The depressed valuation of the stock has resulted from the surge of treasury yields to a 16-year high, which is likely to burden AES Corporation, given the weak balance sheet of the company. Its net debt (as per Buffett’s formula, net debt = total liabilities – cash – receivables) is standing at $32.4 billion. This amount is more than three times the current market capitalization of the stock ($8.8 billion) and approximately 30 times the annual adjusted earnings of the company. Therefore, the debt load of AES Corporation is excessive, based on these metrics.
However, net interest expense consumes only 32% of operating income. Moreover, the vast majority of the debt of the company is at fixed rates while there is no debt maturity before 2025. This is critical, as the company has managed to avoid an increase in its net interest expense over the last three years, in sharp contrast to most indebted companies, which have incurred a steep increase in their interest expense during this period.

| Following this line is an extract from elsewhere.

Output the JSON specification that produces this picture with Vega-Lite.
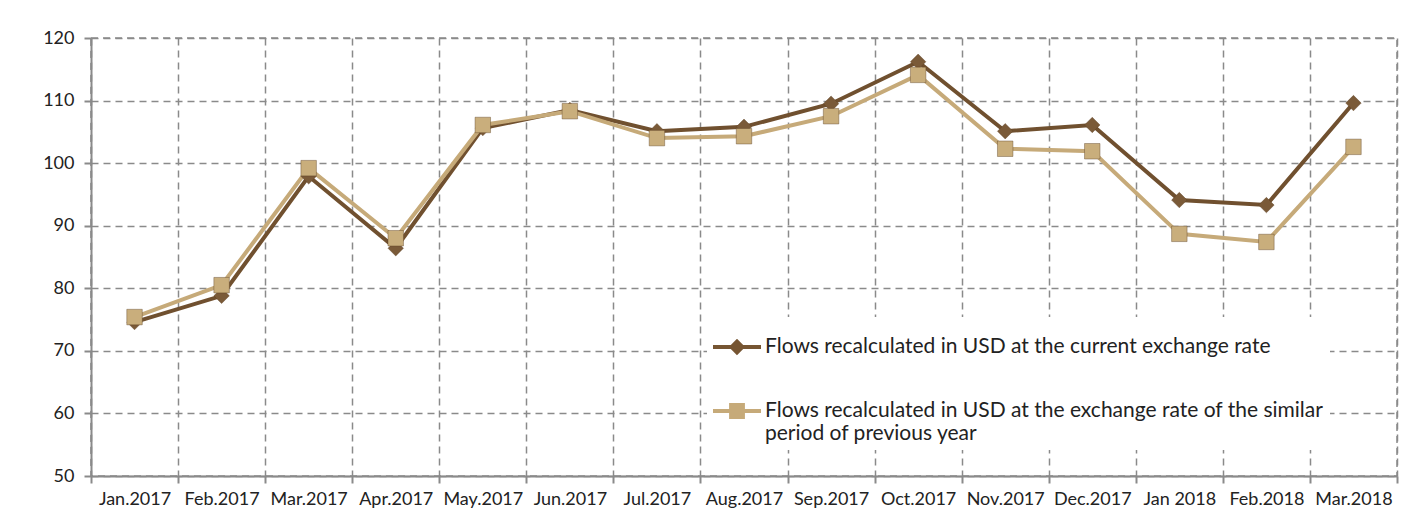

Furthermore, AES Corporation enjoys much more reliable cash flows than a typical company thanks to the essential nature of its business and the multi-year contracts it signs with its customers. It is also on a reliable growth trajectory and hence it is likely to improve its financial metrics in the upcoming years. Management recently stated that it expects to improve the leverage ratio (Net Debt to EBITDA) until 2027. To cut a long story short, AES Corporation is not likely to have any problem servicing its debt thanks to its low interest expense, its resilient business model and the fast growth of its business.
Dividend
Due to its depressed valuation, AES Corporation is currently offering a nearly 10-year high dividend yield of 4.8%.

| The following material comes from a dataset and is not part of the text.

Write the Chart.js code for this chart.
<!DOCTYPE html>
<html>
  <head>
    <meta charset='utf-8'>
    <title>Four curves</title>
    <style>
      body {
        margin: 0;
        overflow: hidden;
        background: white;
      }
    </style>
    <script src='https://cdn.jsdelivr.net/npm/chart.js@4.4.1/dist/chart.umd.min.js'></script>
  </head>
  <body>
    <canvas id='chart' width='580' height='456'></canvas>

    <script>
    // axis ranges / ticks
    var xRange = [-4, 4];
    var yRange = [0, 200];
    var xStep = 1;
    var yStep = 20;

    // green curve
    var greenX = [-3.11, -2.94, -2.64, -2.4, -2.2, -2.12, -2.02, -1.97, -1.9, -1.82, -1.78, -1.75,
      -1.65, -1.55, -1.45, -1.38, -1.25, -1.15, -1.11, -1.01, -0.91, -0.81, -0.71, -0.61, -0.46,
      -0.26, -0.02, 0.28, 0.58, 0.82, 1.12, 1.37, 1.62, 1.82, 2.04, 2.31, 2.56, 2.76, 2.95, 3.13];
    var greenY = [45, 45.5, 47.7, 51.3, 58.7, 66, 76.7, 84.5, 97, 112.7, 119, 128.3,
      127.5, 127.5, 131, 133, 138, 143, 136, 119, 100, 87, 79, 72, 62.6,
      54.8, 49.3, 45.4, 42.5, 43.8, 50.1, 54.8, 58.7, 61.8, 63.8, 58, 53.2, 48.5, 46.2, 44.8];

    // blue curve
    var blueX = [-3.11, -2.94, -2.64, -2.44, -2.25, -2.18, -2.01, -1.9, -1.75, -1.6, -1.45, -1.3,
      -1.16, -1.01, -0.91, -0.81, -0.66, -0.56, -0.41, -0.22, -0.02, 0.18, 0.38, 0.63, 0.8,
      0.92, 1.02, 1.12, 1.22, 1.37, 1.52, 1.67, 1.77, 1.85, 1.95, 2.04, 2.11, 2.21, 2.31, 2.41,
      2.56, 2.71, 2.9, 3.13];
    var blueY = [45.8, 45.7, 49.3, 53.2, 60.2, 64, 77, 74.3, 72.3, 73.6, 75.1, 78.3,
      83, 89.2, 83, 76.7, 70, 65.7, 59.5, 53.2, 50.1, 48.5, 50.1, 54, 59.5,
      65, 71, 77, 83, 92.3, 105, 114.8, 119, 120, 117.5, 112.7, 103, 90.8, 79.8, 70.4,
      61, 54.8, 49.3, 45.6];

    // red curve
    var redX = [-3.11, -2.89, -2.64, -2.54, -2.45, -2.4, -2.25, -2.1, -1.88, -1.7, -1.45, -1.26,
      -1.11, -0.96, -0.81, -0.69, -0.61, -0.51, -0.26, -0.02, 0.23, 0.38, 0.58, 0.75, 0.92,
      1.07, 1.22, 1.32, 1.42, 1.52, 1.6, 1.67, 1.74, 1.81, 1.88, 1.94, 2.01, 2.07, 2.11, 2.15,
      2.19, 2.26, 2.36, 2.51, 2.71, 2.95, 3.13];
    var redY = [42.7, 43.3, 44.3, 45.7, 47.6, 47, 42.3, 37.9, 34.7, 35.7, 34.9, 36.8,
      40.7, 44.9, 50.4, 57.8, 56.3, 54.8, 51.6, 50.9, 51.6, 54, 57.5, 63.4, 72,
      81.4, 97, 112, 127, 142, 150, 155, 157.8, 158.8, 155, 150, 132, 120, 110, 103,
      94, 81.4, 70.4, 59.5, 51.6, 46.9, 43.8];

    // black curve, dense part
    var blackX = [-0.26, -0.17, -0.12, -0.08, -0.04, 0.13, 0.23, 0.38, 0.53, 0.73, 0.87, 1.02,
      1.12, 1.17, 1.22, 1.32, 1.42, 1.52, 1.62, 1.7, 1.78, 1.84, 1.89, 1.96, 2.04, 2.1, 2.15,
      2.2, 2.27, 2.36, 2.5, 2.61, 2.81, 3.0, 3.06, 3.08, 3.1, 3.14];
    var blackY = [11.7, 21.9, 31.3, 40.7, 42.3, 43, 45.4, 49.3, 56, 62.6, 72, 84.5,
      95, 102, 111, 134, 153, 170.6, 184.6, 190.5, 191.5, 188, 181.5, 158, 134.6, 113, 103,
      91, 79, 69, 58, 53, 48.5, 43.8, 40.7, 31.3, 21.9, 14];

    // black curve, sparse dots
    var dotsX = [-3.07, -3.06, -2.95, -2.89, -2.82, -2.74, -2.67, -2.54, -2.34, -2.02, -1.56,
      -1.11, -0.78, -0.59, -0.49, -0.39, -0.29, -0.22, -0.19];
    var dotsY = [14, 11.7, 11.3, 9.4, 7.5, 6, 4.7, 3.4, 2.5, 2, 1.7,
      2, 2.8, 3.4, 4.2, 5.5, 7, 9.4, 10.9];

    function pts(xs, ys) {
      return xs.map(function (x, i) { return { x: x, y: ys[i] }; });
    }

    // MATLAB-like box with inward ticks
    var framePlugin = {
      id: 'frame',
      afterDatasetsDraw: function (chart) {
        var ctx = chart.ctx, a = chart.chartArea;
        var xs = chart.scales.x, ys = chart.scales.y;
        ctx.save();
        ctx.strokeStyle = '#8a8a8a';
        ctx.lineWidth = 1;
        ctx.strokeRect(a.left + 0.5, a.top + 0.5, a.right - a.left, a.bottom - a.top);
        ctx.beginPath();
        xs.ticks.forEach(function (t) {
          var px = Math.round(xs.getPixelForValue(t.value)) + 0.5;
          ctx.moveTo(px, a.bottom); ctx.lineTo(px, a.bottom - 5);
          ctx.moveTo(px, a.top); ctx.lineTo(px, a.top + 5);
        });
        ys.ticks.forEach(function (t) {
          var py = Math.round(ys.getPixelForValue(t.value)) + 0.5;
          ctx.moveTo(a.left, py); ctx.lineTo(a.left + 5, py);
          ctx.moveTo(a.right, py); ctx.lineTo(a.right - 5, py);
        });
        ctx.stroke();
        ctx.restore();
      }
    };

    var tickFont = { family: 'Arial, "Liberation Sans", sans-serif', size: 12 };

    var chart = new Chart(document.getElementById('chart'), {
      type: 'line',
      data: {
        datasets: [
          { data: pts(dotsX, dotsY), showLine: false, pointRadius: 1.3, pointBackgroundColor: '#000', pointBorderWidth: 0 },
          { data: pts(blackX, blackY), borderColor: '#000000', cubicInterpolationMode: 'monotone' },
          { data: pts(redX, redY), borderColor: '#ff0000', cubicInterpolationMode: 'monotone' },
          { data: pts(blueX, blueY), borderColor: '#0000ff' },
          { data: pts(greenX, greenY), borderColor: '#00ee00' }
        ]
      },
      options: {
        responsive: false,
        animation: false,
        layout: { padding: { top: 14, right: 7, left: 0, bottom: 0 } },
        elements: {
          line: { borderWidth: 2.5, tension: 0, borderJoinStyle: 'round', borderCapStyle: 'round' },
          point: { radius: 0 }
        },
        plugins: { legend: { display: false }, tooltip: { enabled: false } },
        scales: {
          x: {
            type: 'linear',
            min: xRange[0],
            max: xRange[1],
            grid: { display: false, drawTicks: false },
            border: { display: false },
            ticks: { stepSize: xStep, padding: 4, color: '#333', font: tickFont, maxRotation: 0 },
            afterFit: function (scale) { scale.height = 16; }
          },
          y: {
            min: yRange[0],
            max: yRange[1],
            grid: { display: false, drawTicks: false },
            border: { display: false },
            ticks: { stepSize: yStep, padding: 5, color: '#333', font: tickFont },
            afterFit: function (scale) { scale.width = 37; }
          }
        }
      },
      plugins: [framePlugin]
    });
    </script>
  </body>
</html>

The stock has a payout ratio of only 42% and hence its dividend has a meaningful margin of safety. It is also worth noting that the company has raised its dividend every single year since it initiated its dividend, in 2012. AES Corporation has grown its dividend by 5% per year on average over the last five years and over the last three years. Given its healthy payout ratio and its promising growth prospects, AES Corporation is likely to continue raising its dividend at a modest pace for many more years.
Risk
The recent surge of treasury yields to a 16-year high is a negative development for AES Corporation, which may be forced to refinance some portions of its debt at high interest rates when they mature, after 2025. If interest rates remain high for several years, they will almost certainly take their toll on the earnings of AES Corporation. However, even in such an adverse scenario, thanks to its fixed-rate debt and its laddered debt maturities, AES Corporation is not likely to be severely hurt by high interest rates over the next few years.
Moreover, the Fed has repeatedly stated that it will exhaust its means to drive inflation to its long-term target range of 2.0%-2.5%. Thanks to its aggressive stance, the central bank has already reduced inflation from last year’s peak of 9.2% to 3.7% now. Whenever the Fed accomplishes its goal, most likely in 2024 or 2025, it will probably begin reducing interest rates. When that happens, the stock of AES Corporation will probably begin recovering toward its historical valuation levels.
Final thoughts
As long as interest rates remain around their 16-year highs, the stock of AES Corporation is not likely to retrieve its recent losses. Therefore, the stock is suitable only for patient investors, who can maintain a long-term point of view. On the other hand, whenever interest rates begin to normalize, the stock is likely to highly reward investors thanks to its depressed current valuation level and its solid earnings growth potential.